数据同步工具有很多中,下面我们看一下阿里云的开源工具DataX,DataX已经在阿里云的Dataworks中已经在使用了,已经支持很多中主流的存储服务之间的相互转换,下面的实验主要是介绍mongodb数据同步到elaticsearch,和mongodb同步到mysql的两种同步方式,有一些在实验过程中遇到的问题值得参考,因为在网上找的时候没有找到任何一个比较全面的记录,还有遇到问题的比较清晰一点的回答,所以遇到了很多的坑,不过这些都不是重点,重点是能够理解并使用即可,下面就详细一点的介绍一下我的实验记录。
支持的服务
可以参考官网:https://github.com/alibaba/DataX
安装
环境要求:
1、JDK 1.6 + 2、maven 3.X + 3、python 2.6 +
mongodb是4.0的分片集群,elasticsearch版本是6.7,mysql版本是5.6
下载源码包
git clone https://github.com/alibaba/DataX.git
进入源码包进行进行编译打包
cd DataX mvn -U clean package assembly:assembly -Dmaven.test.skip=true
注:jdk建议1.8版本,1.7版本在编译的时候出现问题,使用1.8就没有错误。
这里打包的是所有插件,也可以根据自己的需求,修改pom.xml文件的modules模块,只保留自己需要的插件即可,其他的可以删除
[root@wulaoer DataX]# pwd
/root/DataX
[root@wulaoer DataX]# vim pom.xml
......................
        <!-- reader -->
        <module>mongodbreader</module>
        <!-- writer -->
        <module>elasticsearchwriter</module>
.....................
这里我们只编译mongodb的读插件和elasticsearch的写插件,所以只保留这两个。
DataX编译
下面进行编译
[root@wulaoer DataX]# mvn -U clean package assembly:assembly -Dmaven.test.skip=true
编译成功出现如下信息:
oyment. [INFO] ------------------------------------------------------------------------ [INFO] Reactor Summary for datax-all 0.0.1-SNAPSHOT: [INFO] [INFO] datax-all .......................................... SUCCESS [ 11.335 s] [INFO] datax-common ....................................... SUCCESS [04:04 min] [INFO] datax-transformer .................................. SUCCESS [01:02 min] [INFO] datax-core ......................................... SUCCESS [ 14.754 s] [INFO] plugin-unstructured-storage-util ................... SUCCESS [ 46.987 s] [INFO] mongodbreader ...................................... SUCCESS [ 4.547 s] [INFO] elasticsearchwriter ................................ SUCCESS [ 8.606 s] [INFO] plugin-rdbms-util .................................. SUCCESS [ 3.649 s] [INFO] hbase20xsqlreader .................................. SUCCESS [ 9.678 s] [INFO] hbase20xsqlwriter .................................. SUCCESS [ 1.053 s] [INFO] ------------------------------------------------------------------------ [INFO] BUILD SUCCESS [INFO] ------------------------------------------------------------------------ [INFO] Total time: 07:47 min [INFO] Finished at: 2019-10-22T14:55:47+08:00 [INFO] ------------------------------------------------------------------------
编译后默认elasticsearch写插件没有生成json文件,所以需要我们收到创建格式如下:
{
    "name": "elasticsearchwriter",
          "parameter": {
            "endpoint": "http://xxx:9999",
            "accessId": "xxxx",
            "accessKey": "xxxx",
            "index": "test-1",
            "indextype": "default",
            "cleanup": true,
            "settings": {"index" :{"number_of_shards": 1, "number_of_replicas": 0}},
            "discovery": false,
            "batchSize": 1000,
            "splitter": ",",
            "column": []
    },
            "speed": {
                "concurrent": 4,
                "throttle": true,
                "mbps": "2"
            }
}
把上面的内容写到这个文件中,然后在配置信息
[root@wulaoer DataX]# vim target/datax/datax/plugin/writer/elasticsearchwriter/plugin_job_template.json
配置信息已经配置完成,需要生成一下配置文件。
[root@wulaoer bin]# pwd
/root/DataX/target/datax/datax/bin
[root@ks-allinone bin]# python datax.py -r mongodbreader -w elasticsearchwriter
#同步顺序python datax.py -r 源数据 -w 目标数据
DataX (DATAX-OPENSOURCE-3.0), From Alibaba !

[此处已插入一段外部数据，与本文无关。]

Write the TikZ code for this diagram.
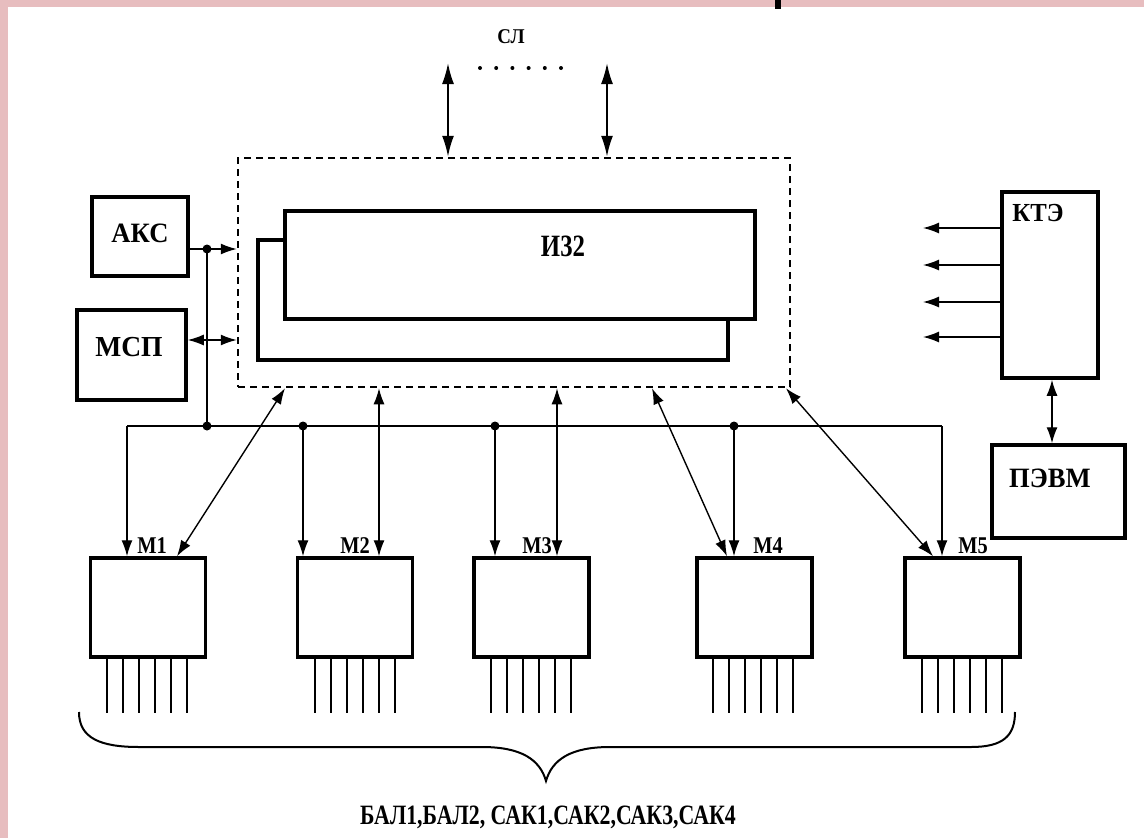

Copyright (C) 2010-2017, Alibaba Group. All Rights Reserved.
Please refer to the mongodbreader document:
     https://github.com/alibaba/DataX/blob/master/mongodbreader/doc/mongodbreader.md 
Please refer to the elasticsearchwriter document:
     https://github.com/alibaba/DataX/blob/master/elasticsearchwriter/doc/elasticsearchwriter.md 
Please save the following configuration as a json file and  use
     python {DATAX_HOME}/bin/datax.py {JSON_FILE_NAME}.json 
to run the job.
{
    "job": {
        "content": [
            {
                "reader": {
                    "name": "mongodbreader", 
                    "parameter": {
                        "address": [], 
                        "collectionName": "", 
                        "column": [], 
                        "dbName": "", 
                        "userName": "", 
                        "userPassword": ""
                    }
                }, 
                "writer": {
                    "name": "elasticsearchwriter", 
                    "parameter": {
                        "accessId": "xxxx", 
                        "accessKey": "xxxx", 
                        "batchSize": 1000, 
                        "cleanup": true, 
                        "column": [], 
                        "discovery": false, 
                        "endpoint": "http://xxx:9999", 
                        "index": "test-1", 
                        "indextype": "default", 
                        "settings": {
                            "index": {
                                "number_of_replicas": 0, 
                                "number_of_shards": 1
                            }
                        }, 
                        "splitter": ","
                    }
                }
            }
        ], 
        "setting": {
            "speed": {
                "channel": ""
            }
        }
    }
}
上面的意思就是参考mongodbreader和elasticsearchwriter的文件,根据参数添加自己环境的值,添加的时候需要即可格式我这里使用的mongodb同步到mysql和es两个试验。
mongodb同步mysql
先说一下mongodb同步到mysql,这是我的配置文件:
{
    "job": {
        "content": [{
            "reader": {
                "name": "mongodbreader",
                "parameter": {
                    "address": ["127.0.0.1:3717"],
                    "collectionName": "集合名称",
                    "column": [{
                            "name": "_class",     
                            "type": "string"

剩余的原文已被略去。